In late 2019 a man walked into the humane society and said he needed to get rid of some dogs. One of our technician’s helped him with paperwork then walked with him out to his truck to help unload the dogs. The man reached into the truck grabbed the first 40# Shepherd/Cattle dog mix by the skin above his spine. The dog cried out and the man grabbed his back leg and practically threw him at the technician. She begged him to let her get the other two herself but he insisted on repeating the horrible handling before tearing out of the driveway.

We named the 3 puppies Ty, Tess and Tilly and tried to handle them. The poor pups were so broken that for the first week they wouldn’t eat until we left the building. They laid huddled together for security, barely acknowledging our existence.

Every day, a number of our volunteers sat with them, showing them that they weren’t a threat. But still they stayed away from us, refused to walk on leash, and barely moved. One-by-one the volunteers visited with them, petted them and tried to get them to eat hot dogs, all to no avail.

After weeks, the worst of the 3 was sent to our partnering rehab center with our trainer. Tilly was taught how to live in a house, how to interact with people and where (and where not) to go to the bathroom.

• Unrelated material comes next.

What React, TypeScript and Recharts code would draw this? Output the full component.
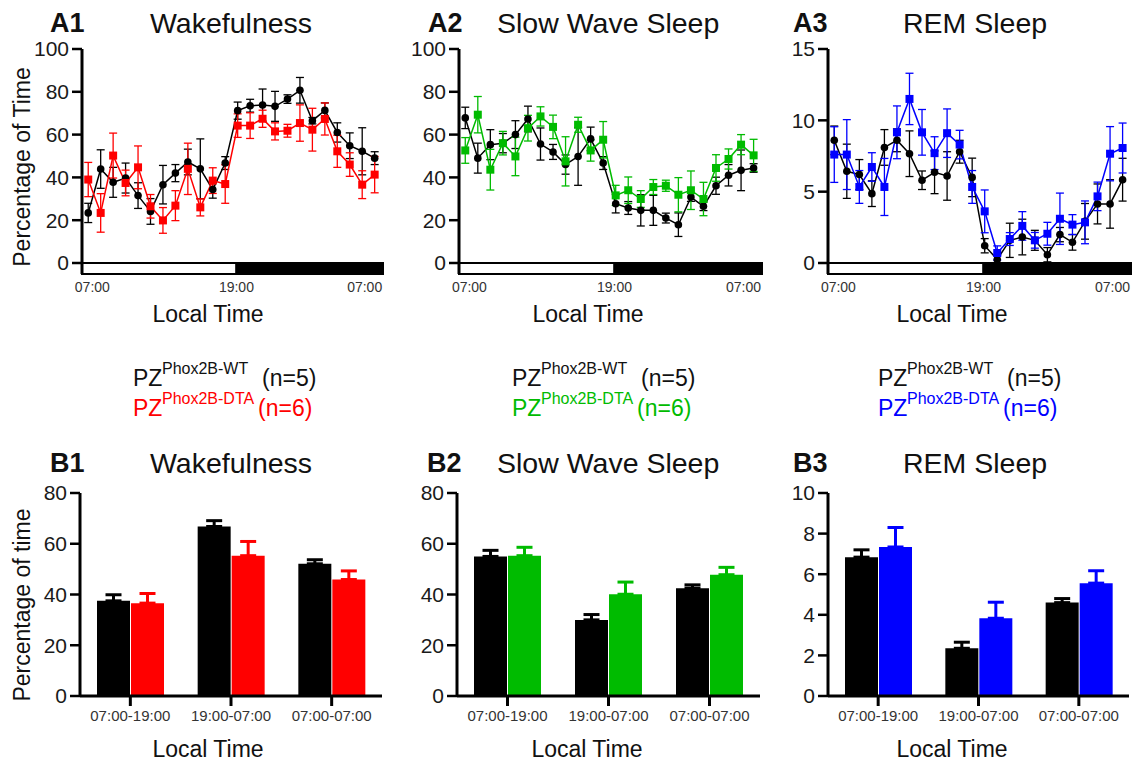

After 4 weeks, Tilly had progressed nicely in training and was adopted to a wonderful couple who had helped a traumatized dog in the past and now wanted to do the same for Tilly. She met with her new canine siblings and loved them. Tilly is now doing fantastic in her home, thriving and becoming a happy, healthy, well-adjusted dog.

Then it was Ty and Tess’s turn. Together they were sent to rehab. A challenge with keeping two, bonded dogs together is that their bond with each other is often stronger than the bond with the human. But they progressed, albeit slowly and after 3 months, Tess was returned to the humane society to find her forever home. Tess now happily approaches anyone she knows and isn’t fearful of meeting new people. Tess is looking for a low-chaos, soft home, ideally with another dog.

Ty returned to the humane society with Tess but after a week it was obvious he needed more time. He returned to the rehab center for an additional month before recently returning to the humane society. He’s still the shyest of the 3 but is a loving, gentle boy who is also in need of a soft home with another dog.

In the meantime….we received another sibling, maybe. Mary came to us almost 6 months after the first three but seemed just as bad. She cowered in the back of the kennel and was terrified of any attention or touch. Mary was sent to the rehab center just before Ty left and spent some time with him before getting her own attention and training. Although nervous, needy and clingy, Mary’s additional time away from the man had done her well, she didn’t need as long as her brother. Recently she was adopted by a loving young man and is doing terrific in her new home.

So many of the dogs we deal with have gone through a trauma. Perhaps they never left the house during their crucial socialization period or were ignored as puppies or so much worse. Whatever the situation, they deserve the opportunity to get a reset of sorts. To have someone hold the space for them while they regroup, heal if necessary and have the opportunity to find their true selves in a safe, loving environment. It takes longer when the dogs are as broken as these kiddos but I’d argue that the bond gained in helping a dog get their footing is one of the strongest you’ll experience.